Netanyahu's Oman Visit Sets Off Israeli Cabinet Rush to Gulf
(Bloomberg) -- Prime Minister Benjamin Netanyahu’s surprise visit to Oman pried open a door to the Persian Gulf usually shut to Israelis, and several of his cabinet members are following him through.
Miri Regev, minister of culture and sport, paid an official visit Monday to the Sheikh Zayed Grand Mosque in Abu Dhabi, the third largest in the world, a day after hearing Israel’s national anthem played at a sports gathering in the emirate. Communications Minister Ayoob Kara, a Druze Arab, traveled to an international conference in Dubai, while Transportation Minister Israel Katz will participate next week in a global gathering in Oman.
“The whole message here is of unity and peace,” Regev said in a statement. The minister, who was dressed at the mosque in a crimson Arabic robe and white head covering, is one of Netanyahu’s most hard-line cabinet members on relations with the Palestinians. She’s been in the United Arab Emirates since Friday, accompanying Israel’s national judo team, which won a gold medal at the Abu Dhabi Grand Slam.
Israel’s ties with Gulf states have warmed in recent years, primarily over a shared distrust of Iran and its push for regional hegemony. U.S. President Donald Trump has promoted this rapprochement, seeing Saudi Arabia and other Middle East allies as key to his policy of confronting Iran and advancing the regional peace proposal he’s promised to deliver soon.
That approach has been complicated as its linchpin, Saudi Crown Prince Mohammed bin Salman, faces an international outcry over the killing of government critic Jamal Khashoggi in the kingdom’s consulate in Istanbul.
Gulf countries are gradually making gestures to accept Israel, prodded by Trump and their desire to participate in international activities that forbid their barring other United Nations member states.
“It’s a sign that Israel and the Arab world are moving closer,” said Michael Oren, Netanyahu’s deputy minister for public diplomacy.
In a statement Sunday after his weekly cabinet meeting in Jerusalem, Netanyahu said his visit with Oman’s ruler, Sultan Qaboos, included “very important talks for Israel’s security,” adding, “there will be more.” None of the Gulf states has diplomatic relations with his country.
While ties with Arab governments have improved, Israel remains deeply unpopular among ordinary citizens who support the Palestinian cause.
“Visits by teams and officials from the Israeli enemy to Gulf capitals pain our hearts,” prominent U.A.E. political commentator Abdulkhaleq Abdullah wrote on Twitter. “If governments see it necessary to welcome them, people still have choices, and I choose to say a thousand ‘nos’ to normalization with the Israeli enemy.”
Netanyahu’s 24-hour trip last week included a first-known flight of an Israeli leader over Saudi Arabia, and was the first public appearance by an Israeli premier in Oman since 1996. While the Israeli leader says he hopes Trump’s peace efforts will help to expand his country’s ties in the Middle East, the trip was meant as a signal to Iran, Oren said.
“Iran poses an existential threat to these governments and regimes and they know Israel’s going to help them,” Oren said. “It’s perhaps not coincidental that this meeting takes place days before the imposition of the Trump administration’s tough sanctions.”
Oman has often been a go-between to resolve issues between Saudi Arabia and Iran, and the sultan was an important back channel in discussions between Iran, the U.S. and other world powers that led to the 2015 nuclear deal, said Riad al Khouri, a director of political risk adviser GeoEconomica based in Amman.
Netanyahu’s trip “has nothing to do directly with anything but Iran, Iran and Iran,” Al-Khouri said. “The Omanis have been for many years a conduit between other Gulf states and Iran, between America and Iran and probably others.
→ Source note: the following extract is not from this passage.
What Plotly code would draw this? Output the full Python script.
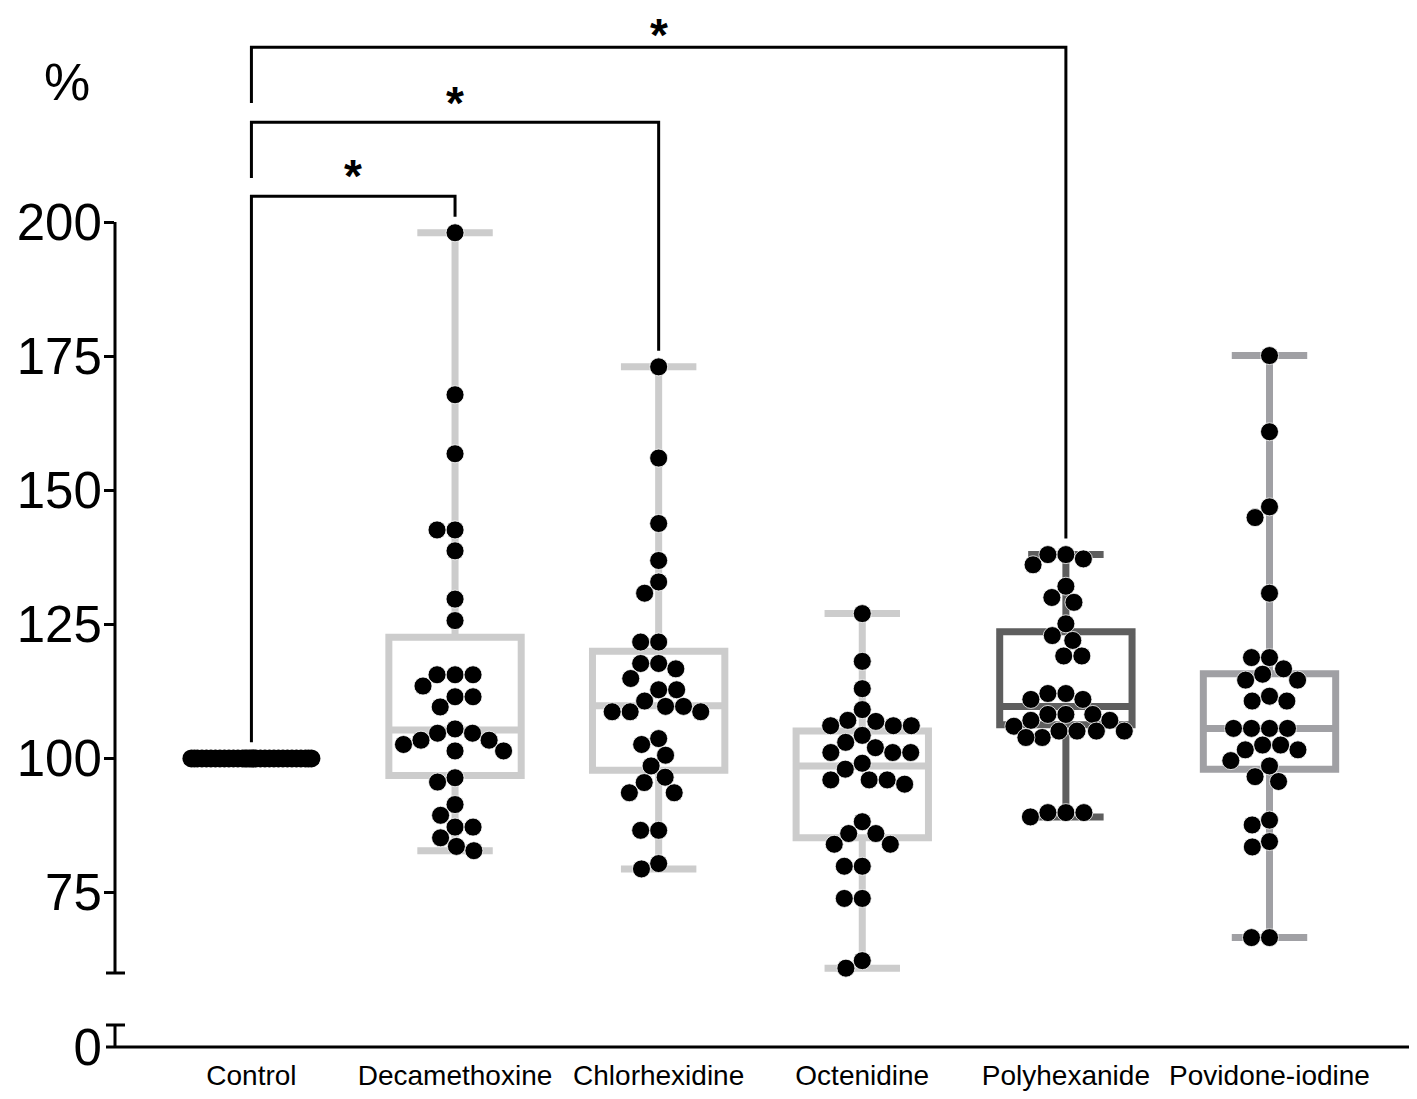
import math
import plotly.graph_objects as go

# ---------------- data ----------------
categories = ["Control", "Decamethoxine", "Chlorhexidine", "Octenidine", "Polyhexanide", "Povidone-iodine"]

control = [100.0, 100.0, 100.0, 100.0, 100.0, 100.0, 100.0, 100.0,
           100.0, 100.0, 100.0, 100.0, 100.0, 100.0, 100.0, 100.0,
           100.0, 100.0, 100.0, 100.0, 100.0, 100.0, 100.0, 100.0,
           100.0, 100.0, 100.0, 100.0, 100.0, 100.0, 100.0, 100.0]
decamethoxine = [198.0, 167.8, 156.8, 142.6, 142.6, 138.7, 129.7, 125.7,
                 115.6, 115.6, 115.6, 113.5, 111.5, 111.5, 109.6, 105.5,
                 104.7, 104.7, 103.4, 103.4, 102.6, 101.4, 101.4, 96.4,
                 95.6, 91.4, 89.4, 87.2, 87.2, 85.2, 83.6, 82.8]
chlorhexidine = [173.0, 156.0, 143.8, 136.9, 132.9, 130.8, 121.7, 121.7,
                 117.7, 117.7, 116.7, 114.9, 112.8, 112.8, 110.7, 109.7,
                 109.7, 108.7, 108.7, 108.7, 103.7, 102.6, 100.6, 98.6,
                 96.5, 95.5, 93.6, 93.6, 86.6, 86.6, 80.4, 79.4]
octenidine = [127.0, 118.1, 113.0, 109.1, 107.1, 106.9, 106.1, 106.1,
              106.1, 104.3, 103.0, 102.0, 101.1, 101.1, 101.1, 99.1,
              98.0, 96.0, 96.0, 96.0, 95.2, 88.2, 86.0, 86.0,
              84.0, 84.0, 79.9, 79.9, 73.9, 73.9, 62.3, 60.9]
polyhexanide = [138.0, 138.0, 137.2, 136.1, 132.1, 130.0, 129.1, 125.1,
                122.9, 122.0, 119.1, 119.1, 112.1, 112.1, 111.0, 111.0,
                108.2, 108.2, 108.2, 107.1, 107.1, 106.0, 105.1, 105.1,
                105.1, 105.1, 103.9, 103.9, 89.9, 89.9, 89.9, 89.1]
povidone_iodine = [175.1, 160.9, 146.9, 144.9, 130.8, 118.8, 118.8, 116.7,
                   115.7, 114.6, 114.6, 111.6, 110.7, 110.7, 105.6, 105.6,
                   105.6, 105.6, 102.5, 102.5, 101.6, 101.6, 99.6, 98.6,
                   96.6, 95.7, 88.5, 87.6, 84.5, 83.5, 66.6, 66.6]

# box statistics
q1_values = [100.0, 96.8, 97.8, 85.2, 106.3, 98.0]
median_values = [100.0, 105.3, 109.8, 98.6, 109.7, 105.6]
q3_values = [100.0, 122.6, 120.0, 105.1, 123.6, 115.8]

y_tick_values = [75, 100, 125, 150, 175, 200]
y_low_tick_values = [0]

# significance comparisons: (group a, group b, label)
comparisons = [(0, 1, "*"), (0, 2, "*"), (0, 4, "*")]

# ---------------- styling / layout constants ----------------
groups = [control, decamethoxine, chlorhexidine, octenidine, polyhexanide, povidone_iodine]
box_colors = ["#000000", "#cccccc", "#cccccc", "#cccccc", "#5e5e5e", "#a0a0a4"]

# the page body has an 8px margin, so the figure is 8px smaller than the window
W, H = 1409, 1091
ML, MR, MT, MB = 107, 7, 0, 52
PW, PH = W - ML - MR, H - MT - MB
X_RANGE = [-0.67, 5.69]
Y_RANGE = [60, 239.9]
Y_DOMAIN = [74 / PH, 1.0]
Y2_RANGE = [0, 4.1]
Y2_DOMAIN = [0.0, 22 / PH]
FONT = "Liberation Sans, Arial, Helvetica, sans-serif"
BOX_W = 0.65
DOT = 18
bracket_levels = [204.8, 218.6, 232.6]
star_anchor_levels = [203.3, 216.9, 229.6]

xpx = PW / (X_RANGE[1] - X_RANGE[0])
ypx = PH * (Y_DOMAIN[1] - Y_DOMAIN[0]) / (Y_RANGE[1] - Y_RANGE[0])


def beeswarm(vals, diam, max_off):
    ys = [v * ypx for v in vals]
    order = sorted(range(len(vals)), key=lambda i: (-vals[i], i))
    placed = []
    offs = [0.0] * len(vals)
    for i in order:
        y = ys[i]
        near = [(px, py) for px, py in placed if abs(py - y) < diam]
        cands = {0.0}
        for px, py in near:
            dx = math.sqrt(max(diam ** 2 - (py - y) ** 2, 0.0))
            cands.add(px + dx)
            cands.add(px - dx)
        best = None
        for c in sorted(cands, key=lambda c: (abs(c), c)):
            if abs(c) > max_off + 1e-6:
                continue
            if all((c - px) ** 2 + (y - py) ** 2 >= diam ** 2 - 1e-6 for px, py in near):
                best = c
                break
        if best is None:
            # no free slot inside the column: put it where it is farthest from the others
            grid = [g * 0.5 for g in range(-int(2 * max_off), int(2 * max_off) + 1)]
            best = max(grid, key=lambda c: (min(math.hypot(c - px, y - py) for px, py in near), -abs(c)))
        offs[i] = best
        placed.append((best, y))
    return [o / xpx for o in offs]


fig = go.Figure()

# boxes
for i, (vals, col) in enumerate(zip(groups, box_colors)):
    fig.add_trace(go.Box(
        x=[i], q1=[q1_values[i]], median=[median_values[i]], q3=[q3_values[i]],
        lowerfence=[min(vals)], upperfence=[max(vals)],
        width=BOX_W, whiskerwidth=0.57, boxpoints=False,
        line=dict(color=col, width=7), fillcolor="rgba(0,0,0,0)",
        showlegend=False, hoverinfo="skip", xaxis="x", yaxis="y",
    ))

# dots
for i, vals in enumerate(groups):
    offs = beeswarm(vals, DOT, 60)
    fig.add_trace(go.Scatter(
        x=[i + o for o in offs], y=vals, mode="markers",
        marker=dict(size=DOT, color="black",
                    line=dict(color="white", width=0 if i == 0 else 0.8)),
        cliponaxis=False, showlegend=False, hoverinfo="skip", xaxis="x", yaxis="y",
    ))

# invisible trace so that the lower (broken) y axis segment exists
fig.add_trace(go.Scatter(x=[0], y=[0], mode="markers", marker=dict(opacity=0),
                         showlegend=False, hoverinfo="skip", xaxis="x", yaxis="y2"))

shapes = []
annotations = []
line_style = dict(color="black", width=3)

# significance brackets
for k, (a, b, lab) in enumerate(comparisons):
    lvl = bracket_levels[k]
    left_end = max(groups[a]) + 3 if k == 0 else lvl - 10.4
    right_end = max(groups[b]) + 3
    shapes.append(dict(type="path", xref="x", yref="y",
                       path=f"M {a},{left_end} L {a},{lvl} L {b},{lvl} L {b},{right_end}",
                       line=line_style))
    annotations.append(dict(x=(a + b) / 2, y=star_anchor_levels[k], xref="x", yref="y",
                            text=f"<b>{lab}</b>", showarrow=False, yanchor="bottom", xanchor="center",
                            font=dict(family=FONT, size=46, color="black")))

# broken y axis and x axis lines
y_top_frac = (200 - Y_RANGE[0]) / (Y_RANGE[1] - Y_RANGE[0])
capL, capR = -9 / PW, 10 / PW
shapes += [
    dict(type="line", xref="paper", yref="y domain", x0=0, x1=0, y0=0, y1=y_top_frac, line=line_style),
    dict(type="line", xref="paper", yref="y domain", x0=capL, x1=capR, y0=0, y1=0, line=line_style),
    dict(type="line", xref="paper", yref="y2 domain", x0=0, x1=0, y0=0, y1=1, line=line_style),
    dict(type="line", xref="paper", yref="y2 domain", x0=capL, x1=capR, y0=1, y1=1, line=line_style),
    dict(type="line", xref="paper", yref="paper", x0=capL, x1=1, y0=0, y1=0, line=line_style),
]

annotations.append(dict(x=(59 - ML) / PW, y=1 - (74 - MT) / PH, xref="paper", yref="paper", text="%",
                        showarrow=False, xanchor="center", yanchor="middle",
                        font=dict(family=FONT, size=52, color="black")))

fig.update_layout(
    width=W, height=H, margin=dict(l=ML, r=MR, t=MT, b=MB, pad=0, autoexpand=False),
    paper_bgcolor="white", plot_bgcolor="white",
    font=dict(family=FONT, color="black"),
    showlegend=False, boxmode="overlay",
    shapes=shapes, annotations=annotations,
    xaxis=dict(range=X_RANGE, domain=[0, 1], anchor="y2", showgrid=False, zeroline=False,
               showline=False, tickmode="array", tickvals=list(range(len(categories))),
               ticktext=categories, ticks="outside", ticklen=3, tickcolor="rgba(0,0,0,0)",
               automargin=False, tickfont=dict(family=FONT, size=28, color="black")),
    yaxis=dict(range=Y_RANGE, domain=Y_DOMAIN, anchor="x", showgrid=False, zeroline=False,
               showline=False, tickmode="array", tickvals=y_tick_values, ticks="outside",
               ticklen=10, tickwidth=3, tickcolor="black", ticklabelstandoff=-8,
               automargin=False, tickfont=dict(family=FONT, size=51, color="black")),
    yaxis2=dict(range=Y2_RANGE, domain=Y2_DOMAIN, anchor="x", showgrid=False, zeroline=False,
                showline=False, tickmode="array", tickvals=y_low_tick_values,
                ticktext=[str(v) for v in y_low_tick_values], ticks="outside", ticklen=10,
                tickcolor="rgba(0,0,0,0)", ticklabelstandoff=-8, automargin=False,
                tickfont=dict(family=FONT, size=51, color="black")),
)

fig.write_html("out.html")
Their only leverage is with Iran.”
Arab countries fought Israel’s establishment in 1948 and have shunned it at the UN in support of the displaced Palestinians, who seek their own state. Israelis are not allowed to visit Gulf countries, though many enter with second passports from other countries.
Following the 1993 Oslo peace accords, Israel was allowed to open up trade offices in Oman and Qatar, but those were later shut after fighting with the Palestinians resumed in 2000. Still, many Gulf states have unofficial security ties and conduct business deals with Israel.
International organizations also have forced the sides together publicly. Three years ago, Israel opened a representative office to the International Renewable Energy Agency in Abu Dhabi, which allowed an Israeli presence because the agency is part of the UN.
Last year, when Israeli Tal Flicker won a gold medal at the Grand Slam judo tournament, Abu Dhabi organizers refused to display Israel’s flag or play its national anthem. This year, threatened with being stripped of hosting the tournament, the emirate relented: Israeli Sagi Muki won a gold medal Sunday, with Regev in attendance as the national anthem “Hatikvah” was played.